Crazy, cosmopolitan Alexandria

The buildings of Alexandria stretch on forever, beyond the haze of distance. For 20km in fact, along the seafront, housing more than 4 million people.

I work my way down el-Nabi Daniel (Prophet Daniel Street) past the bookshop and bookstalls in search of the Mosque of the same name as the street. Its said to be the site of the tomb of Alexander the Great, founder of the city. The street is one of the streets of the original layout of the city. The other ran East-West to the Pharos Lighthouse. The city followed the traditional Greek grid pattern. I can’t really see a lot of the mosque hidden as it is behind walls and the usual junk of African cities: parked cars, beggars, market stalls, awnings, and a half demolished or completed building.

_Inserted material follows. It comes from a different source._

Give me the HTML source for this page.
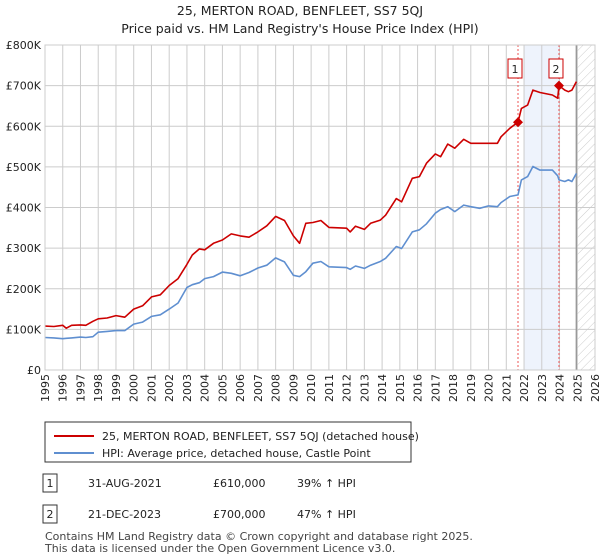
<!DOCTYPE html>
<html><head><meta charset="utf-8"><style>
body{margin:0;background:#fff;font-family:"DejaVu Sans","Liberation Sans",sans-serif;}
#wrap{position:relative;width:600px;height:560px;overflow:hidden}
</style></head><body><div id="wrap">
<svg id="svg" width="600" height="560" xmlns="http://www.w3.org/2000/svg" style="position:absolute;left:0;top:0;font-family:'DejaVu Sans','Liberation Sans',sans-serif">
<defs><pattern id="hatch" width="6" height="6" patternUnits="userSpaceOnUse" patternTransform="rotate(45)"><line x1="0" y1="0" x2="0" y2="6" stroke="#ccc" stroke-width="1"/></pattern></defs>
<text x="300" y="15" text-anchor="middle" font-size="12.5" fill="#222">25, MERTON ROAD, BENFLEET, SS7 5QJ</text>
<text x="300" y="33" text-anchor="middle" font-size="12.5" fill="#222">Price paid vs. HM Land Registry's House Price Index (HPI)</text>
<g id="plot"></g>
<g>
<rect x="45" y="422" width="366" height="40" fill="#fff" stroke="#333" stroke-width="1"/>
<line x1="54" y1="436" x2="94" y2="436" stroke="#cc0000" stroke-width="2"/>
<text x="102" y="440" font-size="11" fill="#222">25, MERTON ROAD, BENFLEET, SS7 5QJ (detached house)</text>
<line x1="54" y1="453" x2="94" y2="453" stroke="#5f8fd0" stroke-width="2"/>
<text x="102" y="457" font-size="11" fill="#222">HPI: Average price, detached house, Castle Point</text>
</g>
<g font-size="11" fill="#222">
<rect x="43" y="474" width="14" height="18" fill="#fff" stroke="#333"/><text x="50" y="487" text-anchor="middle">1</text>
<text x="88" y="487">31-AUG-2021</text><text x="213" y="487">£610,000</text><text x="297" y="487">39% ↑ HPI</text>
<rect x="43" y="505" width="14" height="18" fill="#fff" stroke="#333"/><text x="50" y="518" text-anchor="middle">2</text>
<text x="88" y="518">21-DEC-2023</text><text x="213" y="518">£700,000</text><text x="297" y="518">47% ↑ HPI</text>
</g>
<text x="45" y="540" font-size="11" fill="#444">Contains HM Land Registry data © Crown copyright and database right 2025.</text>
<text x="45" y="552" font-size="11" fill="#444">This data is licensed under the Open Government Licence v3.0.</text>
</svg></div>
<script>
const years=[1995,1995.5,1996,1996.2,1996.5,1997,1997.3,1997.7,1998,1998.5,1999,1999.5,2000,2000.5,2001,2001.5,2002,2002.5,2003,2003.3,2003.7,2004,2004.5,2005,2005.5,2006,2006.5,2007,2007.5,2008,2008.5,2009,2009.35,2009.7,2010.1,2010.55,2011,2012,2012.2,2012.5,2013,2013.35,2013.9,2014.2,2014.8,2015.1,2015.7,2016.1,2016.5,2017,2017.3,2017.7,2018.1,2018.6,2019,2019.5,2020,2020.5,2020.7,2021.2,2021.66,2021.85,2022.2,2022.5,2022.9,2023.6,2023.9,2023.97,2024.3,2024.5,2024.7,2024.95];
const priceRed=[108,107,110,103,110,111,110,120,126,128,134,130,150,158,180,185,208,225,260,283,298,296,312,320,335,330,327,340,355,378,368,330,312,361,363,368,351,349,340,354,346,361,369,381,422,414,472,476,509,532,525,556,546,568,558,558,558,558,574,595,610,644,652,689,683,677,669,700,689,685,689,710];
const hpiBlue=[80,79,77,78,79,81,80,82,93,95,97,97,113,118,132,136,150,165,203,210,215,225,230,241,238,232,240,251,258,276,266,233,230,242,263,267,254,252,248,256,250,258,267,275,304,299,340,345,360,386,395,402,390,406,402,398,404,402,412,427,431,468,476,501,492,492,478,468,464,468,464,484];
const yTicks=[0,100,200,300,400,500,600,700,800];
const yTickLabels=["£0","£100K","£200K","£300K","£400K","£500K","£600K","£700K","£800K"];
const xTicks=[1995,1996,1997,1998,1999,2000,2001,2002,2003,2004,2005,2006,2007,2008,2009,2010,2011,2012,2013,2014,2015,2016,2017,2018,2019,2020,2021,2022,2023,2024,2025,2026];
const saleYears=[2021.66,2023.97];
const salePrices=[610,700];
const saleLabels=["1","2"];
const X0=45,X1=595,Y0=370,Y1=45;
const xs=y=>X0+(y-1995)/(2026-1995)*(X1-X0);
const ys=v=>Y0-v/800*(Y0-Y1);
const NS="http://www.w3.org/2000/svg";
const g=document.getElementById('plot');
function mk(t,a,p){const e=document.createElementNS(NS,t);for(const k in a)e.setAttribute(k,a[k]);(p||g).appendChild(e);return e;}
let e=mk('rect',{x:xs(2022),y:Y1,width:xs(saleYears[1])-xs(2022),height:Y0-Y1,fill:'#eef3fc'});


e=mk('rect',{x:xs(2024.95),y:Y1,width:X1-xs(2024.95),height:Y0-Y1,fill:'url(#hatch)'});


xTicks.forEach(t=>{const x=xs(t);
const l=mk('line',{x1:x,y1:Y1,x2:x,y2:Y0,stroke:'#ccc','stroke-width':1});


const tx=mk('text',{x:0,y:0,transform:`translate(${x+4},${Y0+4}) rotate(-90)`,'text-anchor':'end','font-size':11,fill:'#222'});
tx.textContent=t;

});
yTicks.forEach((t,i)=>{const y=ys(t);
const l=mk('line',{x1:X0,y1:y,x2:X1,y2:y,stroke:'#ccc','stroke-width':1});


const tx=mk('text',{x:X0-4,y:y+4,'text-anchor':'end','font-size':11,fill:'#222'});
tx.textContent=yTickLabels[i];

});
e=mk('line',{x1:xs(2024.95),y1:Y1,x2:xs(2024.95),y2:Y0,stroke:'#999','stroke-width':1.5});


saleYears.forEach((s,i)=>{const x=xs(s);
const l=mk('line',{x1:x,y1:Y1,x2:x,y2:Y0,stroke:'#e55','stroke-width':1,'stroke-dasharray':'2,2'});


const b=mk('rect',{x:x-10,y:59,width:14,height:19,fill:'#fff',stroke:'#cc0000'});


const t=mk('text',{x:x-3,y:73,'text-anchor':'middle','font-size':11,fill:'#222'});
t.textContent=saleLabels[i];

});
function path(vals,color,name){const d=years.map((y,i)=>(i?'L':'M')+xs(y).toFixed(1)+','+ys(vals[i]).toFixed(1)).join('');
const p=mk('path',{d,fill:'none',stroke:color,'stroke-width':1.6,'stroke-linejoin':'round'});

}
path(hpiBlue,'#5f8fd0','hpi-line');
path(priceRed,'#cc0000','price-line');
saleYears.forEach((s,i)=>{const x=xs(s),y=ys(salePrices[i]);
const p=mk('path',{d:`M${x},${y-5}L${x+5},${y}L${x},${y+5}L${x-5},${y}Z`,fill:'#cc0000'});

});
const f=mk('rect',{x:X0,y:Y1,width:X1-X0,height:Y0-Y1,fill:'none',stroke:'#ccc'});


</script></body></html>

It would be good to be home, or on my way. Everything is tired: myself, my clothing, my kit; but at least I’m not somewhere horrid like Djibouti. Alexandria and Egypt are European- (and cheap-) enough for me to be able to live comfortably. Its easy to forget I’m still in Africa. There is something to be said for leaving home for a semi-permanent stint elsewhere, so long as you don’t have to get anywhere. There are all the benefits of home and a long stay, being able to unpack, truly getting to know a place, making friends, plus a new spring in the step. Yet, I want to be moving on.